Once he did finally moved out, my sisters biggest fear was that he would move back in with our parents, and that they would let him do so. My sisters wanted me to stay silent. And I did stay silent about his sexual voyeurism and abuse for many years. It was wrong for them to ask me to stay silent and it was wrong for me to be controlled by their fears.
In the end, we must learn to stand up for our-self. No one else will have your back. Not even my parents could cast out their sick son. Nor did they seek him psychological help in his teen years when his abuse was a near nightly occurrence.
Many years later, I talked to a psychotherapist to try and understand why my parents did not protect their daughters as well as they should have when he lived too many years in their space. Denial, embarrassment, it will go away...it was their son.
I grew weary of protecting my younger sisters and defending myself for nearly a decade. I had battle-fatigued by my teens years. When their son left for Viet Nam, I knew I would not feel sad if he never returned. But he did return, and he was even worse in his behavior which also included daily lewd-sexual comments.
My parents were good people but their son left them feeling helpless when he lived in their space. Instead, they told me to lock or bar my bedroom door, or stay out of the house if they were not there -- but one day their son kicked in the bathroom door as I bathed in the tub. He was in his 20's, I was 17. Their words to him were after that were, "You broke our lock." Or when I pointed out to them the small holes he was drilling in their bathroom door, they said, "You ruined our door!" They seemed to deny the truth behind his actions, and had great shame, but did nothing to him. Instead, I would fill the holes with toothpaste, and fantasize about using an ice-pick to stab him in his eye if I caught him peeking.

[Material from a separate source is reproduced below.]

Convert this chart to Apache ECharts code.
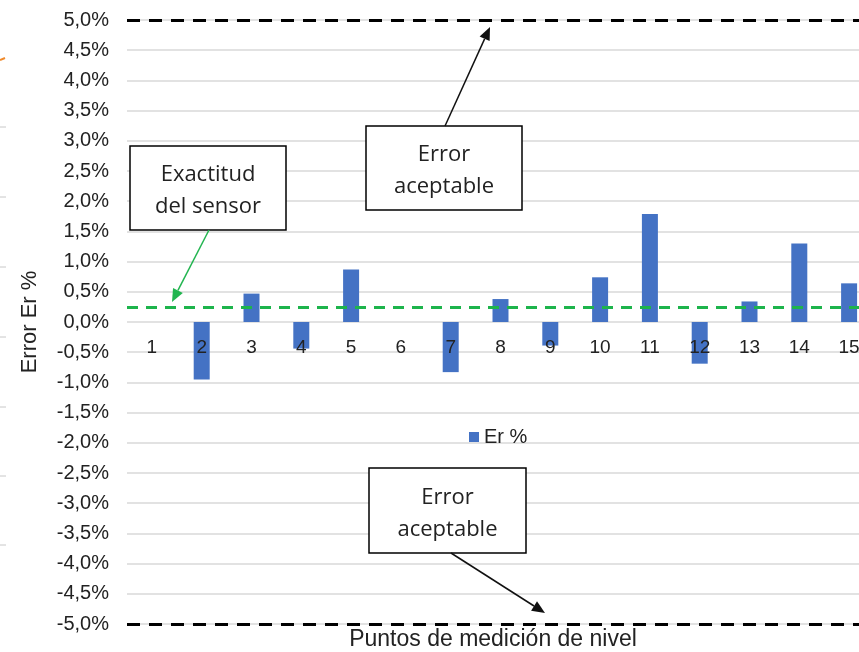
<!DOCTYPE html>
<html lang="es">
<head>
<meta charset="UTF-8">
<title>Error Er %</title>
<script src="https://cdn.jsdelivr.net/npm/echarts@6/dist/echarts.min.js"></script>
<style>
html, body { margin: 0; padding: 0; background: #fff; }
#chart { width: 859px; height: 652px; }
</style>
</head>
<body>
<div id="chart"></div>
<script>
// datos (en %)
var puntos = ['1', '2', '3', '4', '5', '6', '7', '8', '9', '10', '11', '12', '13', '14', '15'];
var errorPct = [0, -0.95, 0.47, -0.44, 0.87, 0, -0.83, 0.38, -0.39, 0.74, 1.79, -0.69, 0.34, 1.30, 0.64];
var exactitudSensor = 0.25;
var errorAceptable = [5, -5];
var ejeY = { min: -5, max: 5, paso: 0.5 };

var W = 859, H = 652;
var margen = { left: 127, right: -15, top: 20, bottom: 28 };
// el eje de categorias va en el 0 del eje Y
var altoGrid = H - margen.top - margen.bottom;
var offsetCero = -altoGrid * (0 - ejeY.min) / (ejeY.max - ejeY.min);

var chart = echarts.init(document.getElementById('chart'));

function fmtPct(v) {
  return v.toFixed(1).replace('.', ',') + '%';
}

// flecha: linea + punta triangular
function flecha(x1, y1, x2, y2, color) {
  var ang = Math.atan2(y2 - y1, x2 - x1);
  var L = 13, A = 5.5;
  var bx = x2 - L * Math.cos(ang), by = y2 - L * Math.sin(ang);
  var px = -Math.sin(ang) * A, py = Math.cos(ang) * A;
  return [
    { type: 'line', z: 100, shape: { x1: x1, y1: y1, x2: bx, y2: by }, style: { stroke: color, lineWidth: 1.5 } },
    { type: 'polygon', z: 100, shape: { points: [[x2, y2], [bx + px, by + py], [bx - px, by - py]] }, style: { fill: color } }
  ];
}

function caja(x, y, w, h, lineas) {
  return [
    { type: 'rect', z: 100, shape: { x: x, y: y, width: w, height: h }, style: { fill: '#fff', stroke: '#000', lineWidth: 1.5 } },
    { type: 'text', z: 101, x: x + w / 2, y: y + h / 2 + 3, style: {
        text: lineas.join('\n'), align: 'center', verticalAlign: 'middle',
        font: '22px "Open Sans"', lineHeight: 32, fill: '#222' } }
  ];
}

var lineaDash = function (color, dash) {
  return { color: color, width: 3, type: dash };
};

var graficos = []
  .concat(caja(130, 146, 156, 84, ['Exactitud', 'del sensor']))
  .concat(caja(366, 126, 156, 84, ['Error', 'aceptable']))
  .concat(caja(369, 468, 157, 85, ['Error', 'aceptable']))
  .concat(flecha(209, 230, 172, 302, '#22b550'))
  .concat(flecha(445, 126, 490, 27, '#111'))
  .concat(flecha(451, 553, 545, 613, '#111'));

graficos.push({
  type: 'text', x: 493, y: 640, style: {
    text: 'Puntos de medición de nivel', align: 'center', verticalAlign: 'middle',
    font: '23px "Liberation Sans"', fill: '#222'
  }
});

// restos del recorte a la izquierda
[127, 197, 267, 337, 407, 476, 545].forEach(function (yy) {
  graficos.push({ type: 'line', shape: { x1: 0, y1: yy, x2: 6, y2: yy }, style: { stroke: '#c8c8c8', lineWidth: 1 } });
});
graficos.push({ type: 'line', shape: { x1: 0, y1: 60, x2: 5, y2: 58 }, style: { stroke: '#f08a2c', lineWidth: 2 } });

var option = {
  backgroundColor: '#fff',
  animation: false,
  grid: { left: margen.left, right: margen.right, top: margen.top, bottom: margen.bottom, outerBoundsMode: 'none' },
  legend: {
    data: ['Er %'], left: 464, top: 422, icon: 'rect', itemWidth: 10, itemHeight: 10, itemGap: 4,
    textStyle: { fontFamily: 'Liberation Sans', fontSize: 20, color: '#222' }
  },
  xAxis: {
    type: 'category', data: puntos, position: 'bottom', offset: offsetCero, z: 10,
    axisLine: { show: false, onZero: false },
    axisTick: { show: false },
    axisLabel: { margin: 16, fontFamily: 'Liberation Sans', fontSize: 19, color: '#222' }
  },
  yAxis: {
    type: 'value', min: ejeY.min, max: ejeY.max, interval: ejeY.paso,
    name: 'Error Er %', nameLocation: 'middle', nameGap: 86,
    nameTextStyle: { fontFamily: 'Liberation Sans', fontSize: 22, color: '#222' },
    axisLine: { show: false }, axisTick: { show: false },
    axisLabel: { margin: 18, formatter: fmtPct, fontFamily: 'Liberation Sans', fontSize: 20, color: '#222' },
    splitLine: { lineStyle: { color: '#d9d9d9', width: 1.5 } }
  },
  series: [{
    name: 'Er %', type: 'bar', data: errorPct, barWidth: 16,
    itemStyle: { color: '#4472c4' },
    markLine: {
      silent: true, symbol: ['none', 'none'], label: { show: false },
      data: [
        { yAxis: errorAceptable[0], lineStyle: lineaDash('#000', [13, 9]) },
        { yAxis: errorAceptable[1], lineStyle: lineaDash('#000', [13, 9]) },
        { yAxis: exactitudSensor, lineStyle: lineaDash('#1db44c', [11, 8]) }
      ]
    }
  }],
  graphic: graficos
};

chart.setOption(option);
</script>
</body>
</html>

I was on my own from about the age of 12 in dealing with a sexual predator. So many of us were, and are on our own. I suggest one needs to get over any shame or confusion you may have if you have a sexual predator in your midst. Start helping the victims, there are so many of us. Look out for the young.
Do not ignore sexual predators. Sexual predators use excuses for their behaviors -- I had heard them all. Their son said that the night he was slapping his fat dick on my face that he was drunk. Well, he was not drunk for ten years from his teens in to his 20's. Nor in to his 30's...
I think of Harvey Weinstein and his line of male bullshit -- 'That's how it was in the 50's & 60's'. Liars -- And they are oh so apologetic with an array of excuses, or go toward anger and deeper denial when they get caught. They do not change. Sexual predators are in all walks of life. And sadly many are like Bill Cosby use drugs in food or drinks of any kind to subdue.
Bravo to the women who speak up, even if years later.